Non c'è diffamazione per i volantini del condomino che accusano l'amministratore rappresentandolo come il personaggio della nota favola

di Lucia Izzo - Non commette diffamazione il condomino che inserisce dei volantini nella buca delle lettere degli altri proprietari accusando l'amministratore di violare la legge fiscale e rappresentandolo come un personaggio col naso lungo e con un cartello al collo con la scritta "Pinocchiopoulos". Ciò rientra, infatti, nel diritto di critica se non vengono utilizzate espressioni gravemente infamanti e inutilmente umilianti. Quanto all'uso di un personaggio come "Pinocchio", invece, è idoneo ad integrare il diritto di satira.

Lo ha stabilito la Corte di Cassazione, quinta sezione penale, sentenza n. 41785/2016 (qui sotto allegata), pronunciandosi sul ricorso promosso da un condomino, condannato per i reati di ingiuria e diffamazione (il primo, oggi depenalizzato) avvenuti in ambito condominiale nei confronti dell'amministratore.


La condotta incriminata sarebbe stata realizzata a mezzo di volantini che l'imputato aveva inserito nelle cassette delle lettere degli altri condomini. Ciononostante, secondo la difesa, nel caso di specie va invocato il diritto di critica anche sotto forma di diritto di satira poichè il condominio avrebbe avuto interesse a conoscere gli errori compiuti dall'amministratore in specie riguardo a presunte detrazioni fiscali pertinenti le spese per il parcheggio, che aveva ritenuto possibili.

Per quanto riguarda la vignetta in cui l'amministratore era rappresentato come Pinocchio, la stessa sarebbe stata, secondo la difesa, da inquadrare nel diritto di satira, poiché aveva uno stretto legame con l'operato dell'amministratore, criticato per aver dato informazioni inesatte all'assemblea dei condomini e, per quanto grottesca, non era in sé volgare o ripugnante.

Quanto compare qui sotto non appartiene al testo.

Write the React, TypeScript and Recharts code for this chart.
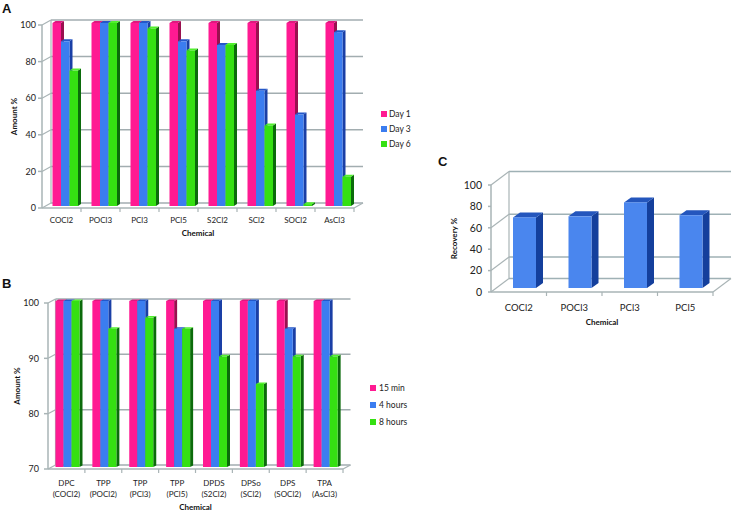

Per la Suprema Corte il motivo è fondato: come evidenziato più volte dalla giurisprudenza di Cassazione, il requisito della continenza, elemento costitutivo e limite del diritto di critica, non riguarda il contenuto delle espressioni, ma la forma della comunicazione, che non deve trascendere in espressioni inutilmente disonorevoli e dispregiative o esageratamente aggressive verso la persona criticata. Il rispetto del canone della continenza esige, invece, che le modalità espressive dispiegate siano proporzionate e funzionali alla comunicazione dell'informazione, e non si traducano, pertanto, in espressioni che, in quanto gravemente infamanti e inutilmente umilianti, trasmodino in una mera aggressione verbale del soggetto criticato.


Riguardo al secondo aspetto, l'immagine di Pinocchio, pure giudicata diffamante, secondo la S.C., appare inquadrabile nel diritto di satira, che la giurisprudenza ha individuato e collocato nell'ambito della scriminante dell'esercizio di un diritto, ex art. 21 Cost. e art. 51 c.p, fermi restando i limiti dell'inutile e gratuito disprezzo personale, che di regola caratterizza il diritto di critica.


L'uso di tale personaggio della cultura letteraria universale, noto per le sue bugie (invero tanto grandi da

risultare innocue per tutti se non per lo stesso autore) non risulta in sé dispregiativo, né la vignetta è caratterizzata da tratti volgari. Nel contesto comunicativo ritenuto provato il suo riconoscibile significato simbolico negativo appare riferito all'inaffidabilità dimostrata dall'amministratore nella specifica questione fiscale e non rivolto al discredito gratuito della sua persona.


La sentenza impugnata, dunque, va annullata senza rinvio perché il fatto non costituisce reato.